MR: Oh man. It was always a dream, of course. I love the Olympics. I always have. I think maybe midway through high school and definitely in college I kind of started realizing that soccer could be a job for me — and a way to make a living and I could keep playing. It was kind of just a sort of of a snowball evolution where I just kind of kept going with it. I kind of kept going with it — high school, college, and went to college on a soccer scholarship and then after college WPS was around, and it kept going and then the national team. It was just sort of a natural progression. Now I can’t believe where it’s led me. I’m on a train right now heading to the Olympics. It’s unbelievable.

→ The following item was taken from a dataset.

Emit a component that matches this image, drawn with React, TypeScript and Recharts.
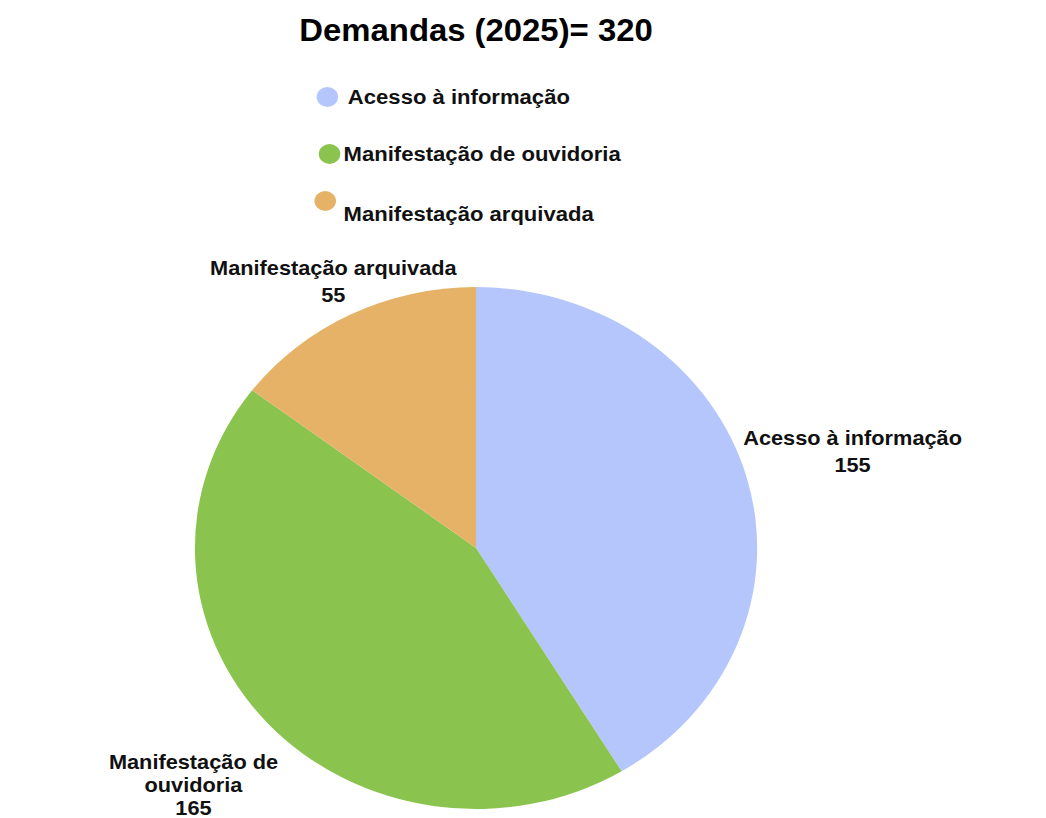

AE: You mention college: Was that the Portland Pilots — University of Portland? That was a Catholic school, right?

MR: It is.

AE: Are you a religious person?

MR: No. [Laughs]

AE: Were you out in college?

MR: Yeah, I was! I think it’s interesting — it is a small, private Catholic predominately white school, but it’s in Portland. You know, Portland’s very diverse and has all walks of life and of all fibers. I probably wouldn’t have chosen to go there if I was just going for school — I probably wouldn’t have been able to afford it, to be honest. It’s a little expensive. You know I went there for soccer. I kind of thought — there were a lot of different kinds of people there because of the athletics program because we were in need of diversity. So yeah I was out in college and never had any problems with it at all. I felt accepted by coaches and teammates; everybody, really. I never experienced any sort of negative feelings. I haven’t at all, really. I’m very lucky to have support since day one.

AE: So you were on the winning team there in 2005. In 2004, Referendum 36 was passed as Oregon state law that said marriage was between a man in a woman. I was wondering what your feelings were, in the wake of that. You were playing for a team, although they were supportive  you were still playing in a state that voted against your rights. How did you feel about that?

MR: To be honest, at the time I don’t think I knew that. I don’t think I knew that about Portland or Oregon in general. Even to this day — I live in California, call California home and obviously same-sex marriage isn’t legal there yet so it is hard. There’s only a few states that do accept it and that’s wildly frustrating and a bit ridiculous for the times we’re in now. I think eventually it will change and we’re not too far off.

AE: It wasn’t a hot topic for me until 2008 with Prop. 8. I never really thought about it.

MR: You just can’t really forsake those areas. It’s important, obviously, have a presence in those areas and hopefully make enough of an impact to change things.

Photo by AP/Getty

AE: How do you feel about celebrities that are still in the closet?

MR: It is a difficult question because I don’t feel like I have the right to say “You should do this” or “You should come out.” But I do think that it has a very big impact. Look at someone like Anderson Cooper. I think people knew for a long time that he was [gay] but he has a positive impact. He’s a person of interest and whether they want to have a private life or not, they made the choice not to by being in the position that they are. I do feel like it’s important and I think that eventually it’ll help a lot if people come out. But you can’t tell people what to do with their own life, I guess.

AE: Do you think “I’m going to represent a country I don’t have equal rights in?” You’re arguably one of the best soccer players in the world and you’re going to represent the United States where you don’t have the same rights.

MR: Yeah, of course I think about that. Being this is the United States and not having the same rights as everyone else, of course it’s frustrating. I try to think positive and see it’s changing and I think there are being strides made and I think we’ll see that barrier fall very soon.

AE: But just having you go and represent us at the same time is so huge. It’s a huge impact.

MR: Yeah, hopefully! I’d like to make a positive impact. I definitely want it to.